Return the lines below exactly, from the first line to the line that contains "const data = CATEGORIES.map((name, i)". Leave out pictures.

——————————

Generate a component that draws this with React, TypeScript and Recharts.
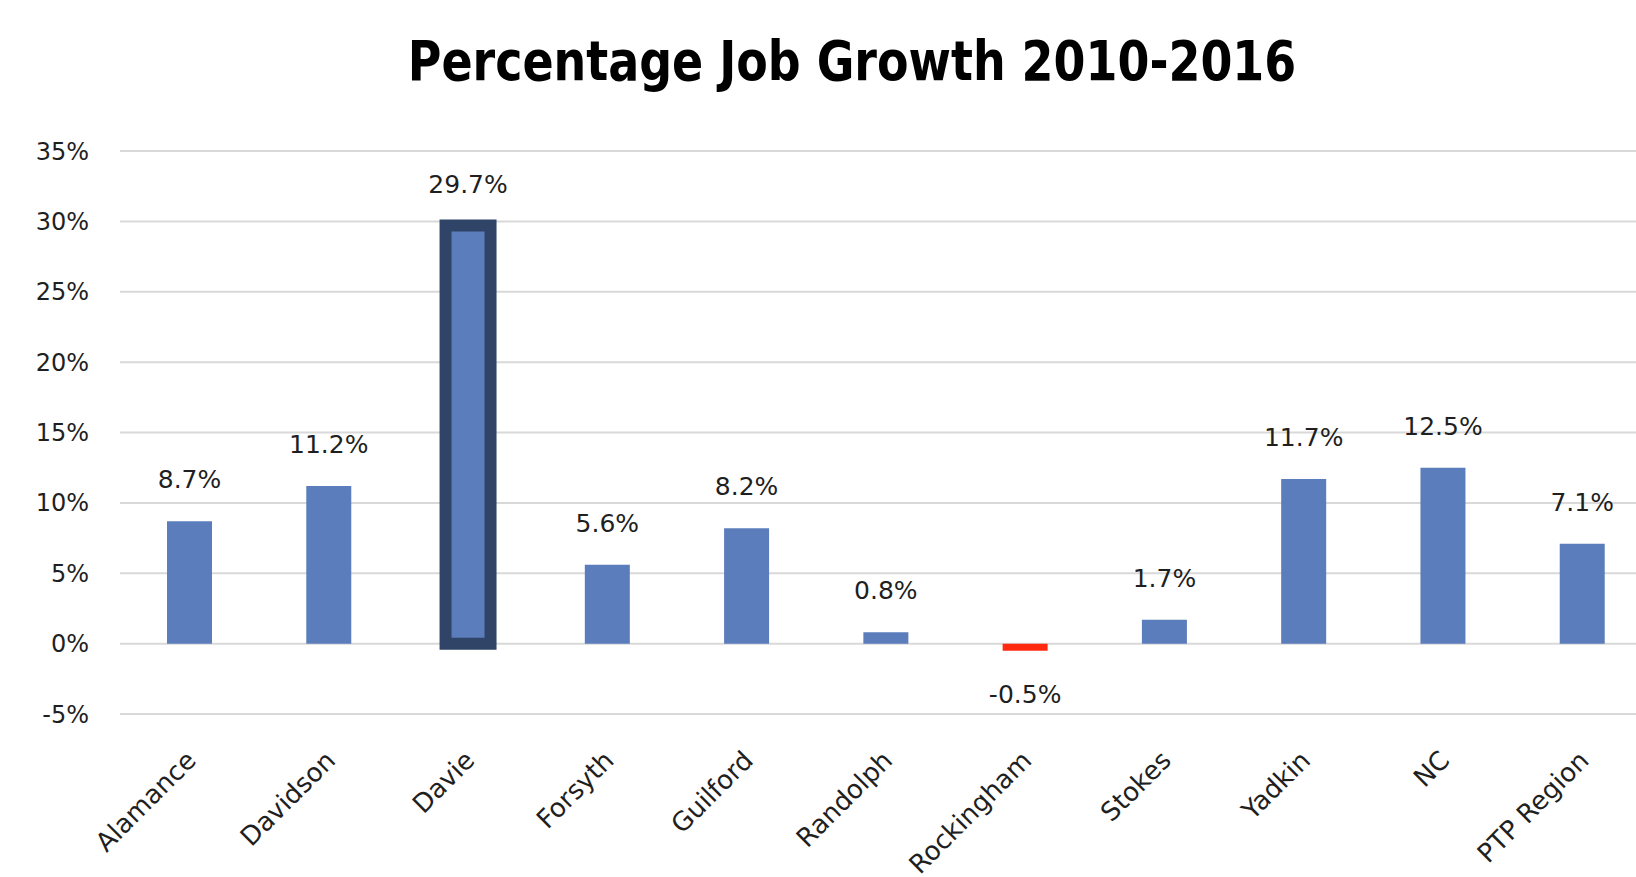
import type { ReactElement } from 'react'
import { Bar, BarChart, CartesianGrid, Cell, LabelList, XAxis, YAxis } from 'recharts'

const CATEGORIES = ['Alamance', 'Davidson', 'Davie', 'Forsyth', 'Guilford', 'Randolph', 'Rockingham', 'Stokes', 'Yadkin', 'NC', 'PTP Region']
const GROWTH = [8.7, 11.2, 29.7, 5.6, 8.2, 0.8, -0.5, 1.7, 11.7, 12.5, 7.1]
const Y_TICKS = [-5, 0, 5, 10, 15, 20, 25, 30, 35]
const HIGHLIGHT = 'Davie'

const BAR_FILL = '#5B7DBB'
const NEG_FILL = '#FF2A10'
const HIGHLIGHT_STROKE = '#2F4467'
const GRID = '#D9D9D9'
const TEXT = '#1F1F1F'
const FONT = '"DejaVu Sans", Tahoma, sans-serif'

const data = CATEGORIES.map((name, i) => ({ name, value: GROWTH[i] }))

function XTick(props: any): ReactElement {
  const { x, y, payload } = props
  const ax = x + 8
  const ay = y + 40
  return (
    <text
      x={ax}
      y={ay}
      transform={`rotate(-45, ${ax}, ${ay})`}
      textAnchor="end"
      fill={TEXT}
      fontSize={26}
      fontFamily={FONT}
    >
      {payload.value}
    </text>
  )
}

function ValueLabel(props: any): ReactElement {
  const { x, y, width, height, value } = props
  const top = Math.min(y, y + height)
  const bottom = Math.max(y, y + height)
  const cx = x + width / 2
  const ty = value >= 0 ? top - 33 : bottom + 52
  return (
    <text x={cx} y={ty} textAnchor="middle" fill={TEXT} fontSize={25} fontFamily={FONT}>
      {`${Number(value).toFixed(1)}%`}
    </text>
  )
}

export default function App(): ReactElement {
  return (
    <div style={{ position: 'absolute', left: 0, top: 0, width: 1636, height: 877, overflow: 'hidden', background: '#fff' }}>
      <BarChart
        width={1652}
        height={900}
        data={data}
        margin={{ top: 151, right: 0, bottom: 0, left: 0 }}
        style={{ position: 'absolute', left: 0, top: 0 }}
      >
        <CartesianGrid vertical={false} stroke={GRID} strokeWidth={2} />
        <XAxis
          dataKey="name"
          height={186}
          axisLine={false}
          tickLine={false}
          interval={0}
          tick={<XTick />}
        />
        <YAxis
          width={120}
          domain={[-5, 35]}
          ticks={Y_TICKS}
          axisLine={false}
          tickLine={false}
          tickSize={0}
          tickMargin={31}
          tickFormatter={(v: number) => `${v}%`}
          tick={{ fill: TEXT, fontSize: 24, fontFamily: FONT }}
        />
        <Bar dataKey="value" barSize={45} isAnimationActive={false}>
          {data.map((d) => (
            <Cell
              key={d.name}
              fill={d.value < 0 ? NEG_FILL : BAR_FILL}
              stroke={d.name === HIGHLIGHT ? HIGHLIGHT_STROKE : 'none'}
              strokeWidth={d.name === HIGHLIGHT ? 12 : 0}
            />
          ))}
          <LabelList dataKey="value" content={<ValueLabel />} />
        </Bar>
      </BarChart>
      <div
        style={{
          position: 'absolute',
          left: 0,
          width: 1704,
          top: 26,
          textAlign: 'center',
          fontFamily: FONT,
          fontWeight: 'bold',
          fontSize: 56,
          lineHeight: '70px',
          color: '#000',
          transform: 'scaleX(0.82)',
          transformOrigin: '852px 0'
        }}
      >
        Percentage Job Growth 2010-2016
      </div>
    </div>
  )
}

——————————

• [EXPECTED OUTPUT]
Generate a component that draws this with React, TypeScript and Recharts.
import type { ReactElement } from 'react'
import { Bar, BarChart, CartesianGrid, Cell, LabelList, XAxis, YAxis } from 'recharts'

const CATEGORIES = ['Alamance', 'Davidson', 'Davie', 'Forsyth', 'Guilford', 'Randolph', 'Rockingham', 'Stokes', 'Yadkin', 'NC', 'PTP Region']
const GROWTH = [8.7, 11.2, 29.7, 5.6, 8.2, 0.8, -0.5, 1.7, 11.7, 12.5, 7.1]
const Y_TICKS = [-5, 0, 5, 10, 15, 20, 25, 30, 35]
const HIGHLIGHT = 'Davie'

const BAR_FILL = '#5B7DBB'
const NEG_FILL = '#FF2A10'
const HIGHLIGHT_STROKE = '#2F4467'
const GRID = '#D9D9D9'
const TEXT = '#1F1F1F'
const FONT = '"DejaVu Sans", Tahoma, sans-serif'

const data = CATEGORIES.map((name, i) => ({ name, value: GROWTH[i] }))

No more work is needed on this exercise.